◆ Exercise inputs
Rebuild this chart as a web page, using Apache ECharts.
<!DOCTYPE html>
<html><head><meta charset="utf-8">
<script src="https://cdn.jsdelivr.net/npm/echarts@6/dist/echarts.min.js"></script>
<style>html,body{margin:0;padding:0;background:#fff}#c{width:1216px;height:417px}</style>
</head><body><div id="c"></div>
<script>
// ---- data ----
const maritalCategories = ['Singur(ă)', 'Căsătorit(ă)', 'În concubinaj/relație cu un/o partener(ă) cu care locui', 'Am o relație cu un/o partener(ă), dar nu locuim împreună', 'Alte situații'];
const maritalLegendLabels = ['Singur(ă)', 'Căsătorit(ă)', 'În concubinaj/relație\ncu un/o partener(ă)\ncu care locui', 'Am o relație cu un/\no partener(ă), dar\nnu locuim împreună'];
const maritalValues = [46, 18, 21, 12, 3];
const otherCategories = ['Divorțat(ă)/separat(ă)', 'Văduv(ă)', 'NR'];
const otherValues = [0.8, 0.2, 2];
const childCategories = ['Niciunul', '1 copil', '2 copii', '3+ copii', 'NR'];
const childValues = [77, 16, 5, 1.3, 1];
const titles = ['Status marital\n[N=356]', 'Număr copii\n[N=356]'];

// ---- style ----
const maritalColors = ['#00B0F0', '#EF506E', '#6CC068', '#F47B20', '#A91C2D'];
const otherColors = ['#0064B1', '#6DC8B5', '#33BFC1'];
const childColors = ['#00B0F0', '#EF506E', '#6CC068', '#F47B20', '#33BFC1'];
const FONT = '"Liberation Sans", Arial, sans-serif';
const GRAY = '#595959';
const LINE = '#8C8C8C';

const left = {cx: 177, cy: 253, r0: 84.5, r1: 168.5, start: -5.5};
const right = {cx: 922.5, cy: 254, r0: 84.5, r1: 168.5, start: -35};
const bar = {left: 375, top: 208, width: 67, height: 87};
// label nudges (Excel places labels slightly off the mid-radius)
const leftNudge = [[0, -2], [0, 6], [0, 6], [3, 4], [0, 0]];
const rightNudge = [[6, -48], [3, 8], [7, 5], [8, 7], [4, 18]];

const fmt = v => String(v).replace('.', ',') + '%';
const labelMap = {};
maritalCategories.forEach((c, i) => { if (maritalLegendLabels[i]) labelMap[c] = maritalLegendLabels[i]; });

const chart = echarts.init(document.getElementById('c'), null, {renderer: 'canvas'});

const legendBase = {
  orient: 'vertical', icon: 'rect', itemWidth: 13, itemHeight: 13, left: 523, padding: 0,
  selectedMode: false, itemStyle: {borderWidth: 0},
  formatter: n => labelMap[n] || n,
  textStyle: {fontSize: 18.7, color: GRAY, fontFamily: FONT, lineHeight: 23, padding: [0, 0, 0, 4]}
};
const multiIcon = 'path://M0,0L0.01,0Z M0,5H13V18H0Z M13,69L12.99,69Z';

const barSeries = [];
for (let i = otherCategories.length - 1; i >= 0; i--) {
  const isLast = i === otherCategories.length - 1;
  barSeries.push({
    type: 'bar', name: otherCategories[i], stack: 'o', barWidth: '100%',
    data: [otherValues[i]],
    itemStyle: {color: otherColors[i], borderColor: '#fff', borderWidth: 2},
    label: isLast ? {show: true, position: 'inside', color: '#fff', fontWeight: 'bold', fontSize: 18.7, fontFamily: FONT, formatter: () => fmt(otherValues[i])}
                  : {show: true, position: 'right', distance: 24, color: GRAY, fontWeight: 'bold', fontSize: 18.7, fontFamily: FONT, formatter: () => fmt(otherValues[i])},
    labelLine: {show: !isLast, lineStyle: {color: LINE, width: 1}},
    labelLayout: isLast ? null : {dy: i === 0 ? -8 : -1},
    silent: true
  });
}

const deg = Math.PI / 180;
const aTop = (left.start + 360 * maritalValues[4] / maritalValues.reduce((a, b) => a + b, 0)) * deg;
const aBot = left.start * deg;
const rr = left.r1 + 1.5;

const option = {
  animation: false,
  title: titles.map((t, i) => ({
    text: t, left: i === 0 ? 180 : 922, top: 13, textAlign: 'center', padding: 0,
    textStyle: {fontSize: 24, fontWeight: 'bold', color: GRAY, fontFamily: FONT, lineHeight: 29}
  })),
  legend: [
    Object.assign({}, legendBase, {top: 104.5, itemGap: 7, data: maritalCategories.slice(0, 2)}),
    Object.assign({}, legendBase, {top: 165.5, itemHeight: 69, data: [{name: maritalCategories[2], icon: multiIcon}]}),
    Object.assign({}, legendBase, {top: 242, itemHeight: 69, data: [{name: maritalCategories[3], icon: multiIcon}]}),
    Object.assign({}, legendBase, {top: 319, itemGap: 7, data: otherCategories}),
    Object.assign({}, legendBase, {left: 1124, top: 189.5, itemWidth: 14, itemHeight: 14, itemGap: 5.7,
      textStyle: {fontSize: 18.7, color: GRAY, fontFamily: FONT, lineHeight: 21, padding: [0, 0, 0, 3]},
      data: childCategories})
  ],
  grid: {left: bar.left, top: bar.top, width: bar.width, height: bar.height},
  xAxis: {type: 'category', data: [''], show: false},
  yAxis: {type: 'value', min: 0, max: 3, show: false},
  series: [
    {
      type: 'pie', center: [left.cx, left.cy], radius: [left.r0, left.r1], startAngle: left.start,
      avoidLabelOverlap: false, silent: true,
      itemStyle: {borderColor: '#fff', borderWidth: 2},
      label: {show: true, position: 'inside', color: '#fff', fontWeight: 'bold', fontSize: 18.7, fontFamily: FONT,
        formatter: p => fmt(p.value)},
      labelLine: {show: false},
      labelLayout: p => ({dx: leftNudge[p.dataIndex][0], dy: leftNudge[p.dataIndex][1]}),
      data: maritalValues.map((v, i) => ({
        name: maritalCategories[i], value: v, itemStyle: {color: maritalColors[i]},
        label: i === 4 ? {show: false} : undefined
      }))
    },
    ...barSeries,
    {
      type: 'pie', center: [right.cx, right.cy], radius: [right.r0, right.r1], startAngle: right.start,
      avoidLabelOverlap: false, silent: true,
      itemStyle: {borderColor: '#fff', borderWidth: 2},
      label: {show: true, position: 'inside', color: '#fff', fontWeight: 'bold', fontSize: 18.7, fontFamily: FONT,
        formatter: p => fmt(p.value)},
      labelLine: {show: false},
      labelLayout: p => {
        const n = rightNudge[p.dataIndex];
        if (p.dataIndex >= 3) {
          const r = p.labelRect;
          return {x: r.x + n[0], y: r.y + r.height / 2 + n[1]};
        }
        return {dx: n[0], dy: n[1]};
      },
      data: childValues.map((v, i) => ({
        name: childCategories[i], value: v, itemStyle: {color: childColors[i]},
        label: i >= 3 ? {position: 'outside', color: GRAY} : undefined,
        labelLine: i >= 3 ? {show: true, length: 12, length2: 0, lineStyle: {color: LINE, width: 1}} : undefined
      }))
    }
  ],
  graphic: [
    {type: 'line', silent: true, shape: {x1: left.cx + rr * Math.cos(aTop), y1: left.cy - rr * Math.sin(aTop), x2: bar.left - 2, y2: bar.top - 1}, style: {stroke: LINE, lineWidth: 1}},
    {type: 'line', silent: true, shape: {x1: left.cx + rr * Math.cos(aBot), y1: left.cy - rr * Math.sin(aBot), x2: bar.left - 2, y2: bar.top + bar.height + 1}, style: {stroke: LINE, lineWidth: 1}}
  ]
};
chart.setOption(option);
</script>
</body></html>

==

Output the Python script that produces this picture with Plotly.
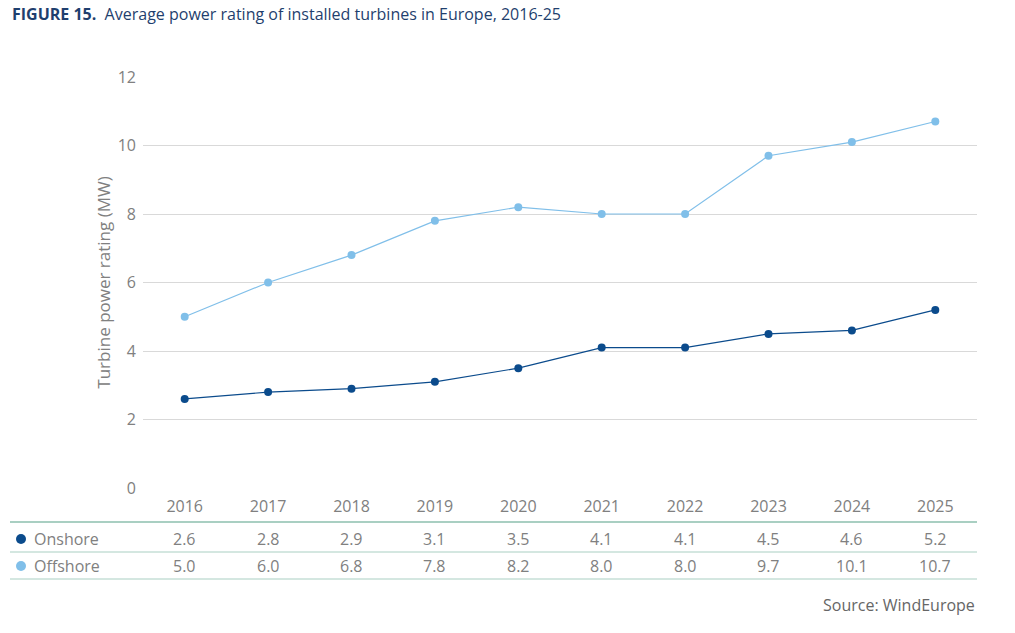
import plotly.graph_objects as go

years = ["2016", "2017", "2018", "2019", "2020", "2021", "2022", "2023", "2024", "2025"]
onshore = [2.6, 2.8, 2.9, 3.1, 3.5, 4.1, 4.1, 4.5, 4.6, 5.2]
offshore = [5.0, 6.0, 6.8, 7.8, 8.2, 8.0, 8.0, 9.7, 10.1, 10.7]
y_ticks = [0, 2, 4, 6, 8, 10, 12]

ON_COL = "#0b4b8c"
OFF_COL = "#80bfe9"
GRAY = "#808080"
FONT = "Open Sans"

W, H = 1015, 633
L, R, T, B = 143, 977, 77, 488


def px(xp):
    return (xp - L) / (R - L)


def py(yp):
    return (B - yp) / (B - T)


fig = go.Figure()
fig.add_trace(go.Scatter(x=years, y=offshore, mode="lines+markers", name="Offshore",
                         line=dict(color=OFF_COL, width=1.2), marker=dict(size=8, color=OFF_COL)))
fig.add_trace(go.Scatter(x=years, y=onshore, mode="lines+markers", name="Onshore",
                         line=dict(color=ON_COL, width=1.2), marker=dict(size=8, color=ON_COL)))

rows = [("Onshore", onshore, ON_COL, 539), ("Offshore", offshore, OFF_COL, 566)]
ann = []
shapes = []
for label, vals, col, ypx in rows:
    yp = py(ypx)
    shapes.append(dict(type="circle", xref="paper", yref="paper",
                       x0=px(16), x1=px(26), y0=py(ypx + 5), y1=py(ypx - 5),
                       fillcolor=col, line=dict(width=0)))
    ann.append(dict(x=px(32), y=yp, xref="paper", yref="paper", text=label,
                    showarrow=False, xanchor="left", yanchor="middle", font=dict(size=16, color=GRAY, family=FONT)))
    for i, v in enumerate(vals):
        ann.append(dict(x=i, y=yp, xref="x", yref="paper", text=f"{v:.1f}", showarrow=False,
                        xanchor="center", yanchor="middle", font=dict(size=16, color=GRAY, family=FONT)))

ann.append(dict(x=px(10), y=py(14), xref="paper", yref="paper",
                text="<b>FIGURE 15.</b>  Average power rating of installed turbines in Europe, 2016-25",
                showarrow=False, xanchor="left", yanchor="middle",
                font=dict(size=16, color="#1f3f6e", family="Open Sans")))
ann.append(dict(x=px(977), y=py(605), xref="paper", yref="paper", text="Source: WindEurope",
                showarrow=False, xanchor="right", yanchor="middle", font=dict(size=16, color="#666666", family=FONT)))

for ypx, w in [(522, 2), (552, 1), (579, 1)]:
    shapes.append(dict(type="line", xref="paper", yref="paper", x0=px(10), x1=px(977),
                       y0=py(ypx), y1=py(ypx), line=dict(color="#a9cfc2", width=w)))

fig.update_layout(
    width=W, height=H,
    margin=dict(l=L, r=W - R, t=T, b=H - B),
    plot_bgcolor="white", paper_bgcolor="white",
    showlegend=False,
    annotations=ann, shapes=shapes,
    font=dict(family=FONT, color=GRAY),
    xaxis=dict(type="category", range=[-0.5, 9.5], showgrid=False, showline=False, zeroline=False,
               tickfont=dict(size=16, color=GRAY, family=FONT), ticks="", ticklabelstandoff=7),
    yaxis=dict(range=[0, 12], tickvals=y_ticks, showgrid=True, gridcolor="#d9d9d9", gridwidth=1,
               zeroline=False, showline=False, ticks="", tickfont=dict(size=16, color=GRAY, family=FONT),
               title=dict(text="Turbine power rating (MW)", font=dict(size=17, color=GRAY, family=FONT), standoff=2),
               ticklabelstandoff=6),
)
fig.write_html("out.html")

◆ What you need to do
Using the data above, print only the lines starting at the one with "Output the Python" and ending at the one with "return (B - yp) / (B - T)", exactly as they stand, minus the pictures.

◆ Solution for this task
Output the Python script that produces this picture with Plotly.
import plotly.graph_objects as go

years = ["2016", "2017", "2018", "2019", "2020", "2021", "2022", "2023", "2024", "2025"]
onshore = [2.6, 2.8, 2.9, 3.1, 3.5, 4.1, 4.1, 4.5, 4.6, 5.2]
offshore = [5.0, 6.0, 6.8, 7.8, 8.2, 8.0, 8.0, 9.7, 10.1, 10.7]
y_ticks = [0, 2, 4, 6, 8, 10, 12]

ON_COL = "#0b4b8c"
OFF_COL = "#80bfe9"
GRAY = "#808080"
FONT = "Open Sans"

W, H = 1015, 633
L, R, T, B = 143, 977, 77, 488


def px(xp):
    return (xp - L) / (R - L)


def py(yp):
    return (B - yp) / (B - T)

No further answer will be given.